昨年7月の参院選広島選挙区を巡る買収事件で、公職選挙法違反(買収、事前運動)の罪に問われた前法相の衆院議員河井克行被告(57)と、妻の参院議員案里被告(46)の初公判が25日、東京地裁(高橋康明裁判長)で開かれた。両被告はいずれも起訴内容を否認し無罪を主張。公判は100日以内の判決言い渡しを目指す「百日裁判」で審理されるが、12月まで計55回の公判が予定されており、判決の言い渡しは年明けになる見通しだ。(事件ジャーナリスト 戸田一法)

法廷で謝罪も真っ向否認

初公判のイラスト初公判に出廷した河井克行前法相(左)と妻の案里参院議員 イラスト:山下正人氏/時事

 起訴状によると、克行被告は昨年3~8月、案里被告を当選させる目的で、地元の首長や議員、後援会幹部、選挙運動員ら100人に投票の取りまとめを依頼して計約2900万円を配布。案里被告は克行被告と共謀し、このうち5人に計170万円を渡したとされる。

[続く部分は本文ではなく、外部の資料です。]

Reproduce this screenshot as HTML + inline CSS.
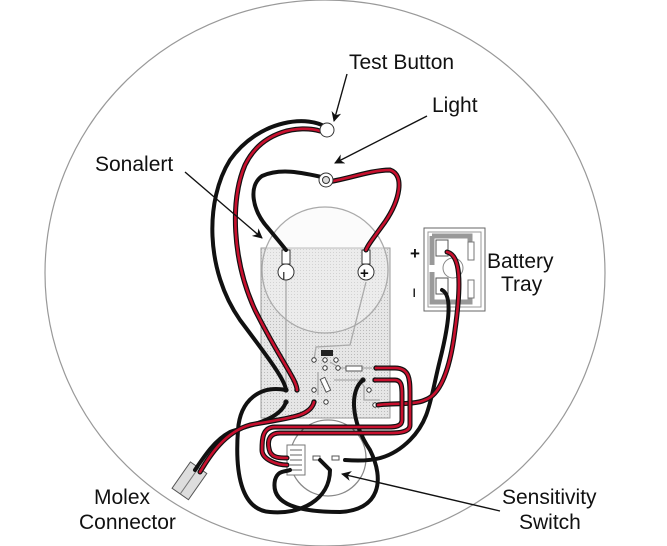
<!DOCTYPE html>
<html><head><meta charset="utf-8"><style>
html,body{margin:0;padding:0;background:#fff;}
svg{display:block;}
text{font-family:"Liberation Sans",Arial,sans-serif;font-size:21px;fill:#111;}
.bk{fill:none;stroke:#111;stroke-width:4;stroke-linecap:round;stroke-linejoin:round;}
.ro{fill:none;stroke:#111;stroke-width:5;stroke-linecap:round;}
.ri{fill:none;stroke:#c8102e;stroke-width:2.6;stroke-linecap:round;}
.g{fill:none;stroke:#aaa;stroke-width:1.3;}
</style></head><body>
<svg width="667" height="546" viewBox="0 0 667 546" xmlns="http://www.w3.org/2000/svg">
<defs>
<pattern id="dots" width="3" height="3" patternUnits="userSpaceOnUse"><rect width="3" height="3" fill="#e6e6e6"/><rect width="1" height="1" fill="#bbb"/></pattern>
<marker id="ah" markerWidth="10" markerHeight="10" refX="9" refY="5" orient="auto" markerUnits="userSpaceOnUse"><path d="M0,0 L10,5 L0,10 L3,5 z" fill="#111"/></marker>
</defs>
<ellipse cx="325" cy="273" rx="280" ry="273" fill="none" stroke="#999" stroke-width="1.2"/>
<rect x="261" y="248" width="129" height="170" fill="url(#dots)" stroke="#999" stroke-width="1"/>
<circle cx="325" cy="270" r="63" fill="#f4f4f4" fill-opacity="0.4" stroke="#aaa" stroke-width="1.3"/>
<path class="g" d="M286 280 V390 M366 282 L350 345 L316 347 L314 360"/>
<path class="g" d="M330 362 L340 368 L372 368 M318 372 L318 395 M334 380 L360 380 L365 388 M364 388 L364 400 L380 400"/>
<rect x="321" y="350" width="12" height="6" fill="#222"/>
<rect x="346" y="366" width="16" height="5" fill="#fff" stroke="#555"/>
<rect x="323" y="378" width="5" height="14" fill="#fff" stroke="#555" transform="rotate(-25 325 385)"/>
<g fill="#fff" stroke="#333" stroke-width="1">
<circle cx="314" cy="360" r="2.2"/><circle cx="325" cy="360" r="2.2"/><circle cx="336" cy="360" r="2.2"/>
<circle cx="325" cy="368" r="2.2"/><circle cx="338" cy="368" r="2.2"/><circle cx="376" cy="368" r="2.2"/>
<circle cx="363" cy="380" r="2.2"/><circle cx="375" cy="380" r="2.2"/><circle cx="369" cy="390" r="2.2"/>
<circle cx="375" cy="405" r="2.2"/><circle cx="286" cy="390" r="2.2"/><circle cx="297" cy="390" r="2.2"/>
<circle cx="314" cy="390" r="2.2"/><circle cx="286" cy="402" r="2.2"/><circle cx="314" cy="402" r="2.2"/><circle cx="326" cy="402" r="2.2"/>
</g>
<rect x="282" y="250" width="8" height="14" fill="#fff" stroke="#333"/>
<rect x="362" y="250" width="8" height="14" fill="#fff" stroke="#333"/>
<circle cx="286" cy="272" r="8" fill="#fff" stroke="#333"/><text x="282" y="279" style="font-size:13px">ı</text>
<circle cx="366" cy="272" r="8" fill="#fff" stroke="#333"/><text x="360" y="278" style="font-size:15px;font-weight:bold">+</text>
<rect x="424" y="228" width="61" height="83" fill="#fff" stroke="#666"/>
<rect x="428" y="232" width="53" height="75" fill="none" stroke="#999"/>
<path d="M432 236 H470 V255 M432 236 V265 M432 272 V302 H470 V285" fill="none" stroke="#999" stroke-width="5"/>
<rect x="436" y="240" width="12" height="16" fill="#fff" stroke="#555"/>
<rect x="436" y="278" width="12" height="16" fill="#fff" stroke="#555"/>
<rect x="468" y="242" width="6" height="18" fill="#fff" stroke="#777"/>
<rect x="468" y="280" width="6" height="18" fill="#fff" stroke="#777"/>
<circle cx="453" cy="268" r="10" fill="#fff" stroke="#888"/>
<circle cx="328" cy="458" r="38" fill="#fff" stroke="#888" stroke-width="1.3"/>
<rect x="313" y="456" width="7" height="4" fill="#fff" stroke="#555"/>
<rect x="332" y="456" width="7" height="4" fill="#fff" stroke="#555"/>
<rect x="287" y="445" width="18" height="30" fill="#fff" stroke="#777"/>
<path d="M290 450 H302 M290 455 H302 M290 460 H302 M290 465 H302 M290 470 H302" stroke="#666"/>
<g transform="rotate(35 190 480)"><rect x="180" y="465" width="20" height="32" fill="#ddd" stroke="#555"/><path d="M190 465 V497" stroke="#777"/></g>
<path class="bk" d="M327 128 C310 115 260 118 230 160 C205 200 205 270 240 320 C270 360 285 380 286 390"/>
<path class="bk" d="M326 178 C300 172 280 168 262 176 C248 186 252 210 268 228 C278 240 283 246 286 250"/>
<path class="bk" d="M442 290 C452 295 450 320 440 360 C430 400 430 420 410 440 C390 460 370 462 345 460"/>
<path class="bk" d="M286 390 C260 385 240 400 238 430 C235 470 240 510 270 512 C300 515 330 500 330 470 L320 460"/>
<path class="bk" d="M286 402 C280 420 250 425 230 432 C215 440 205 455 195 470"/>
<path class="bk" d="M363 380 C350 390 350 420 370 450 C385 480 380 510 340 512 C300 512 270 505 275 480 C278 470 285 472 290 470"/>
<g>
<path class="ro" d="M320 131 C300 125 262 130 245 165 C230 200 232 260 255 310 C280 360 297 380 297 390"/>
<path class="ri" d="M320 131 C300 125 262 130 245 165 C230 200 232 260 255 310 C280 360 297 380 297 390"/>
<path class="ro" d="M327 182 C345 180 370 170 390 170 C405 175 400 200 385 222 C372 240 368 245 366 250"/>
<path class="ri" d="M327 182 C345 180 370 170 390 170 C405 175 400 200 385 222 C372 240 368 245 366 250"/>
<path class="ro" d="M447 252 C460 255 462 280 455 330 C450 370 440 395 425 400 C415 405 390 403 378 405"/>
<path class="ri" d="M447 252 C460 255 462 280 455 330 C450 370 440 395 425 400 C415 405 390 403 378 405"/>
<path class="ro" d="M376 368 H395 C410 368 410 380 410 395 V425 C410 432 400 433 390 433 H280 C270 433 266 440 270 452 C273 458 280 458 287 458"/>
<path class="ri" d="M376 368 H395 C410 368 410 380 410 395 V425 C410 432 400 433 390 433 H280 C270 433 266 440 270 452 C273 458 280 458 287 458"/>
<path class="ro" d="M375 380 H395 C402 380 402 388 402 395 V420 C402 426 396 427 388 427 H275 C262 427 262 440 262 450 C262 460 278 465 287 465"/>
<path class="ri" d="M375 380 H395 C402 380 402 388 402 395 V420 C402 426 396 427 388 427 H275 C262 427 262 440 262 450 C262 460 278 465 287 465"/>
<path class="ro" d="M314 402 C310 418 285 418 250 425 C225 432 210 455 200 472"/>
<path class="ri" d="M314 402 C310 418 285 418 250 425 C225 432 210 455 200 472"/>
</g>
<circle cx="327" cy="130" r="7" fill="#fff" stroke="#333"/>
<circle cx="326" cy="180" r="7" fill="#fff" stroke="#333"/><circle cx="326" cy="180" r="3.5" fill="#ddd" stroke="#333"/>
<g stroke="#111" stroke-width="1.4" fill="none">
<line x1="347" y1="74" x2="334" y2="121" marker-end="url(#ah)"/>
<line x1="427" y1="116" x2="335" y2="163" marker-end="url(#ah)"/>
<line x1="185" y1="172" x2="262" y2="238" marker-end="url(#ah)"/>
<line x1="500" y1="511" x2="342" y2="474" marker-end="url(#ah)"/>
</g>
<text x="349" y="69">Test Button</text>
<text x="432" y="112">Light</text>
<text x="95" y="171">Sonalert</text>
<text x="487" y="268">Battery</text>
<text x="501" y="291">Tray</text>
<text x="410" y="259" style="font-weight:bold;font-size:17px">+</text>
<text x="412" y="297" style="font-size:16px">ı</text>
<text x="94" y="504">Molex</text>
<text x="79" y="529">Connector</text>
<text x="502" y="504">Sensitivity</text>
<text x="519" y="529">Switch</text>
</svg>
</body></html>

 初公判にはいずれも黒っぽいスーツにマスク姿で、数分の時間差をおいて入廷。人定質問で職業を尋ねられ、克行被告は「衆議院議員です」、案里被告は「参議院議員です」と答えたが、国会に出席するときに着ける議員バッジは襟に見えなかった。

 罪状認否で克行被告は、用意した紙を手に「国政に送り出していただいた多くの皆さまにご心配とご迷惑をお掛けし、深くおわび申し上げます」と謝罪。現金供与の事実は大筋で認めた上で「選挙運動を依頼する趣旨ではございません」と訴えた。